Texas Highway Patrol Association
- Type: Charity group
- Founded: 1991
- Headquarters: Austin, Texas, United States

= Texas Highway Patrol Association =

Texas Highway Patrol Association and Museum (THPA or THPM) is a charity group with its administrative offices in Austin, Texas. It maintains a museum in San Antonio and raises a very small amount of money, relative to the amounts donated, for deceased patrol officers. It is not affiliated with the Texas Department of Public Safety.

According to the THPA website, the organization began in 1991. The papers filed with the Texas Attorney General state that the date of incorporation was July 8, 1992, with the organization doing business beginning on the following day. KPRC-TV stated that it was founded in 1993. Lane Denton, the founder, used to be the executive director of the DPS Officer's Association. A jury ruled that Denton used $67,211 of the money from that association to give to a personal friend. This resulted in two felony convictions. Denton was given a six-year probation sentence. During that period he started the THPA family of organizations.

==Organization==
The charity consists of three components: The Texas Highway Patrol Association, the Texas Highway Patrol Museum, and THPA Services, Inc. The association is a 501c6 group that is a membership association for highway patrol officers. It has its headquarters in a house in Austin, Texas. The museum is a non-profit organization based in San Antonio, Texas. THPA Services is a private for profit company that sells magazines and advertisements. All three groups have the same board of directors. Most employees are shared between the entities.

The group has five offices in the state of Texas. The group has a telemarketing division which, throughout Texas, has hundreds of workers. From 2004 to 2009, the telemarketing generated almost $12 million.

On December 14, 2011 the Texas Attorney General filed on behalf of the State of Texas a Temporary Restraining Order, a Temporary Injunction, and Permanent Injunction against the Texas High Patrol Association (THPA), Texas Highway Patrol Association, THPA Services, Inc., Timothy Tierney, Kenneth Lane Denton, Mark Lockridge, Steve Jenkins, Ruben Villalva, Jr., Ted Riojas, Fred Riojas, Gregg Greer, James Colunga, and Robert Bernard, Jr.

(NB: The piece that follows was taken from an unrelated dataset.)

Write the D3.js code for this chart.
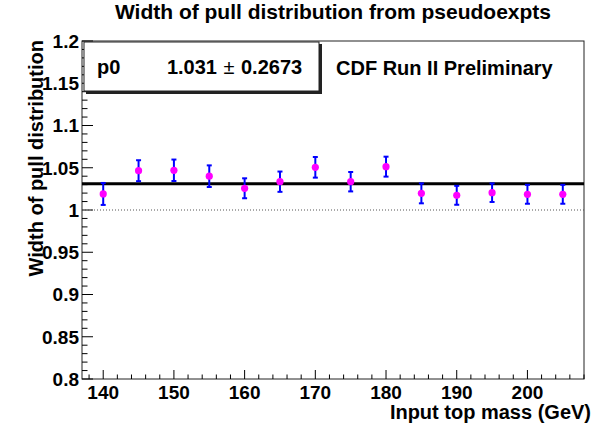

The Attorney General alleges in their lawsuit that the Texas Highway Patrol Association misled the public regarding the relationships between the Association, Museum and THPA Services Inc. The Texas Highway Patrol Association Hall of Fame and Museum is a 501(c)(3) public charity, but the Texas Highway Patrol Association is a 501(c)(6) non-profit labor or trade group organization. THPA Services Inc., is a for profit corporation that provides membership and other services to police membership associations and other private law enforcement organizations.

The museum is located in a one-story brick building at St. Mary's Street and South Alamo Street, in proximity to Downtown San Antonio. The museum is located in near the Alamo and the San Antonio Riverwalk. In 2011 John Tedesco of the San Antonio Express-News said that the museum does not have very many visitors.

In 2006 the group received $1,876,637 in donations. $1,135,631 was given to employees. Leah Napoliello, an employee of the Houston Better Business Bureau, said that this was "very excessive, and that's a very high salary for a relatively low income." The Better Business Bureau of Houston recommended against donating to the charity.

The State of Texas Attorney General further alleges that THPA makes claims regarding the services and benefits provided by their organization to their members and to the public that are overstated, false, or misleading. It is the conclusion of the Texas Attorney General that the defendants named in the suit engaged in false, misleading and deceptive acts and practices in the solicitation and acceptance of funds from the public representing that such funds would be used for the specific designated charitable purposes. Charitable funds were instead fraudulently used for Defendants' personal gain. It further alleges that members of THPA staff and Board of Directors have failed to exercise a degree of care in the conduct of their fiduciary duties, and breached their statutory fiduciary duties and their common law charitable trust fiduciary duties.